A Chano bien sûr, à mon grand-père Antonio Piñana Padre, à Antonio Mairena, le mairenismo est une encyclopédie de laquelle tout jeune devrait apprendre
les différentes formes, les différents canons. Il y a aussi La Niña de Los Peines, Tomas Pavon... Parmi les chanteurs non gitans il y a également Pepe Marchena
ou Manuel Vallejo...Ou encore d'autres génies comme Manolo Caracol. En réalité je pense que le flamenco est un art vivant, un art en constante évolution,
qui a permis que ses auteurs et interprètes y impriment leur griffe, pour que le sac où sont stockés tous les chants grossisse chaque jour davantage.
Donc moi j'ai appris de tous. Dans le flamenco il faut être un peu comme une éponge et engranger tout ce que l'on peut.
Tu es l'un des héritiers des chants des mines, ton grand-père Antonio Piñana a reçu l'enseignement d'Antonio Grau
"Rojo El Alpargatero hijo"...
La principale ligne stylistique est celle de "Rojo El Alpargatero". C'est sont fils Antonio Grau Daucet qui a tranmis à mon grand-père en 1952 tout son répertoire de cantes.
Il a reçu toute cette tradition musicale des cantes mineros, de laquelle je me sens dépositaire, héritier. C'est une énorme responsabilité car on t'examine toujours à la loupe.
Piñana est synonyme de cante minero.
"Piñana est synonyme
de cante minero"
©Murielle Timsit
Comment décrirais-tu les chants des mines ?
Les chants des mines, concrètement forment un ensemble de chants, un répertoire. Ce sont des chants qui n'ont pas une métrique fixe, ils n'ont pas de compas.
Ce sont des cantes très difficiles à interpréter car il y a une ligne mélodique très compliquée où la maîtrise de la respiration est cruciale pour leur juste
interprétation.
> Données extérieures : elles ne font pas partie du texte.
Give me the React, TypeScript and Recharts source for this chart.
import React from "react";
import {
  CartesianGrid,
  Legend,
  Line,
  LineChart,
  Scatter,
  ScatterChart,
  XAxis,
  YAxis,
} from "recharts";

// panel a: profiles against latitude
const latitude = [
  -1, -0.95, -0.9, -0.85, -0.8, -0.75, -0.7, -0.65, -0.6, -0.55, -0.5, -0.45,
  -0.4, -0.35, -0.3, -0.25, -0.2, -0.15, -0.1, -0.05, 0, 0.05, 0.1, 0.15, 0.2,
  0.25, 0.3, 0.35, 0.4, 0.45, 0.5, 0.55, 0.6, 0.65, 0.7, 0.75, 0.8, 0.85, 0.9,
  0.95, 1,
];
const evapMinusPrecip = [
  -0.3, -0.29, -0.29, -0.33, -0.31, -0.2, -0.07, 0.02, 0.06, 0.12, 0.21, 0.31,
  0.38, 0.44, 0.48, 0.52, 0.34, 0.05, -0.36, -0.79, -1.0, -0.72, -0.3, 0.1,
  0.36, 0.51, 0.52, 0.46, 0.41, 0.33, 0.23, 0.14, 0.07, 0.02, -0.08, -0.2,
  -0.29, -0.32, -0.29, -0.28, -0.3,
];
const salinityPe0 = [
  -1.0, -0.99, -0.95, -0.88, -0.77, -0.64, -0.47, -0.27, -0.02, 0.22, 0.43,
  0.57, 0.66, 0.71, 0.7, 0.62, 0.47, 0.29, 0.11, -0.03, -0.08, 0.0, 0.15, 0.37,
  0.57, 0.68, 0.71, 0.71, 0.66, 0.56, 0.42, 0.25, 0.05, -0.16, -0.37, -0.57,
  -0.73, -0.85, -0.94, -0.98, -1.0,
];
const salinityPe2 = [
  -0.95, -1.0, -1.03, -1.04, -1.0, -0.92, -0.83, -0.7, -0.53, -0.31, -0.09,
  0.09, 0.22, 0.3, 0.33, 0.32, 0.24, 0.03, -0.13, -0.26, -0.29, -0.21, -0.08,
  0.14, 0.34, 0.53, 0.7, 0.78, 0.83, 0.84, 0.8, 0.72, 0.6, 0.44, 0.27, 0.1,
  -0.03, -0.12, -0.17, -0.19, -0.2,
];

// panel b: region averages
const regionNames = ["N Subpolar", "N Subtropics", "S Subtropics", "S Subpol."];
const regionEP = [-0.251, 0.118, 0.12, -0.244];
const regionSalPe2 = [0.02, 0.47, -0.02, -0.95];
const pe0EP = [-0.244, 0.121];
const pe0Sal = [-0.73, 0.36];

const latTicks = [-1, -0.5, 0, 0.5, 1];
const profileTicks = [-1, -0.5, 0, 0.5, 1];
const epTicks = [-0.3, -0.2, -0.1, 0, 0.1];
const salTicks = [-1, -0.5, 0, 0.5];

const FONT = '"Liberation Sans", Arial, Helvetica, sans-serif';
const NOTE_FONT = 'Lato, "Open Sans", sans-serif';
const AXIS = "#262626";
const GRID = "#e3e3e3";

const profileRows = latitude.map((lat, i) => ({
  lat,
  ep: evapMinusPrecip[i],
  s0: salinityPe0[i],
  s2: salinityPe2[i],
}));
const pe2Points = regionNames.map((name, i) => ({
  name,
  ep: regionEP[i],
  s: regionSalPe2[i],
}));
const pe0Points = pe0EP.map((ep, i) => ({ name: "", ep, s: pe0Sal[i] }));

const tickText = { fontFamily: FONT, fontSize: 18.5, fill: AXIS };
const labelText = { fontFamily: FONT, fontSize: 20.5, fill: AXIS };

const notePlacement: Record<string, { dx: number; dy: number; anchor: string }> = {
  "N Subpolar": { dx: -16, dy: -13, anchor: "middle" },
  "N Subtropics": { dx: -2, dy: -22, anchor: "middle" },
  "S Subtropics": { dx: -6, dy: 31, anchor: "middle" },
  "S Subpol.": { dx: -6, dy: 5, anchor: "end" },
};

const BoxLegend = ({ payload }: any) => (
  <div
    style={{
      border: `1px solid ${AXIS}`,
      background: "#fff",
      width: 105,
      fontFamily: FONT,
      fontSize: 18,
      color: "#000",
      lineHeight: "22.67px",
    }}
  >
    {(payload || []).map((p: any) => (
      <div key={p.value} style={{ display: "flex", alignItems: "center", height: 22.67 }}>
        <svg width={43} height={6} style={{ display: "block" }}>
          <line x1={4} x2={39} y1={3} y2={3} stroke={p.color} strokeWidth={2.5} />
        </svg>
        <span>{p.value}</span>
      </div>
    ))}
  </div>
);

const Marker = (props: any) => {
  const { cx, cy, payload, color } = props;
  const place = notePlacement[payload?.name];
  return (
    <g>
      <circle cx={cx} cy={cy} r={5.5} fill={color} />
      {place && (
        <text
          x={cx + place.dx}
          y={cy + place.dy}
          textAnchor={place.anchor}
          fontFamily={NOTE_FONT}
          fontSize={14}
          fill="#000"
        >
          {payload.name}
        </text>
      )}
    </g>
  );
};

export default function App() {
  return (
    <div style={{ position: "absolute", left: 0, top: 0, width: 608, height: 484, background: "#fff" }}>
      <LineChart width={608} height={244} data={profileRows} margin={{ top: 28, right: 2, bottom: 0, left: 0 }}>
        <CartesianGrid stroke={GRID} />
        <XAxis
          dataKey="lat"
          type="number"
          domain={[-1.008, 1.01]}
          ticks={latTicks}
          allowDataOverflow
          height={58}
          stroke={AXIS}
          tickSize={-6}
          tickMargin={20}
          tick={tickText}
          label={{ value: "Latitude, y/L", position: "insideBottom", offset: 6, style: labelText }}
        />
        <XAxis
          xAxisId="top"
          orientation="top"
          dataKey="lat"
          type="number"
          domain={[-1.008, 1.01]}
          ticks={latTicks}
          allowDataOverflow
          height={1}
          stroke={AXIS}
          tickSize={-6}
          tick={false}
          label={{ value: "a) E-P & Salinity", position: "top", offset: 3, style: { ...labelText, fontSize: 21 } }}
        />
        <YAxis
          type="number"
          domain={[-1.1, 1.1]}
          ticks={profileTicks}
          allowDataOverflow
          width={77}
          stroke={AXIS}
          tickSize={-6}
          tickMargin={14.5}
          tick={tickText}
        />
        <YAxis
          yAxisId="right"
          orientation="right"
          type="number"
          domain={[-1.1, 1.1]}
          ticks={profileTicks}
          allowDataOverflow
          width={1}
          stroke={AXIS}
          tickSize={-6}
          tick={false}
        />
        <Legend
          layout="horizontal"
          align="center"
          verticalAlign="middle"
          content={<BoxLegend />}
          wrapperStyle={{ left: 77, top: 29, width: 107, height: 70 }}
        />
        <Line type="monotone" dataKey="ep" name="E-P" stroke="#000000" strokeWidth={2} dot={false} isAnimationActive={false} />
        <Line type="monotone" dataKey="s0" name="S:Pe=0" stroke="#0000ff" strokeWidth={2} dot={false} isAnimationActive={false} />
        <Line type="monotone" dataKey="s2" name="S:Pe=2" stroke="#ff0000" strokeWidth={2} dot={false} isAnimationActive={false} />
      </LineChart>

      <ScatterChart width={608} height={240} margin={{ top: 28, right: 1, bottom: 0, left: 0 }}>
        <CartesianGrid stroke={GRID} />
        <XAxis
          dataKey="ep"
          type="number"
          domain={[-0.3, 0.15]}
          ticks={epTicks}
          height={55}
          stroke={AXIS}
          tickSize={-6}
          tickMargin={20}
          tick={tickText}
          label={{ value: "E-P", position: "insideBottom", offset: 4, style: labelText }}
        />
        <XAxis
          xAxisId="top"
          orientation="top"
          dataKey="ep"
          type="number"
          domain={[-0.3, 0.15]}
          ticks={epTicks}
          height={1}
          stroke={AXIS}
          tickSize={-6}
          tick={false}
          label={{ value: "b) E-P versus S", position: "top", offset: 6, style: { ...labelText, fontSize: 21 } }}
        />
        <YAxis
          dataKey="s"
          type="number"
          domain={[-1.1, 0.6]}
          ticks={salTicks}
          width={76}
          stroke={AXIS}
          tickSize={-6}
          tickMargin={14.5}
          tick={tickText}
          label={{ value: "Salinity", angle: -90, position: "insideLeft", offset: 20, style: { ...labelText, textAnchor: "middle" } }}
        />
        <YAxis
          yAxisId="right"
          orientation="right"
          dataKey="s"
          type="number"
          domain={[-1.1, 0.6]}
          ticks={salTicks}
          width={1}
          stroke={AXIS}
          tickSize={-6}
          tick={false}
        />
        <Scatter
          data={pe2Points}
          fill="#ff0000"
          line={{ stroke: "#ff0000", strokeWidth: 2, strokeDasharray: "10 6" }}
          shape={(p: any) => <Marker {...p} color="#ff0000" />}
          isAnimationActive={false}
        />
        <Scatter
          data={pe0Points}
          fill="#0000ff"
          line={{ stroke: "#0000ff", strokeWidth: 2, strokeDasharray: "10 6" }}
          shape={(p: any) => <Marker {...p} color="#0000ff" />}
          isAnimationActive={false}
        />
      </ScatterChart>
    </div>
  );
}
Il existe un grand éventail de chants, par exemple la cartagenera, qui est le fandango propre à Carthagène, c'est un chant où la respiration est fondamentale.
Il existe cinq variantes : la cartagenera del Rojo, la cartagenera de Chacon, la cartagenera de La Trini... Ensuite nous avons par exemple la levantica
où il y a deux versions, celle du Cojo de Malaga et de Rojo El Alpargatero. Il y a la taranta où là aussi il existe cinq variantes fondamentales :
la taranta de Cartagena, la taranta de Linares, la taranta de La Gabriela... Ensuite il y a par exemple la tarantilla minera où il existe cinq variantes aussi :
la tarantilla minera de La Union, La tarantilla de Rojo El Alpargatero Padre et celle del Rojo Hijo, la tarantilla de Pedro "El Morato", la tarantilla del "Pajarito".
Le taranto par exemple. Puis nous avons le fandango minero, la sanantonera, la murciana : il y a la murciana de Manuel Vallejo, la murciana de Chacon, la murciana d'El Rojo.
Il y a encore la malagueña cartagenera... Il y a un grand éventail de cantes mineros.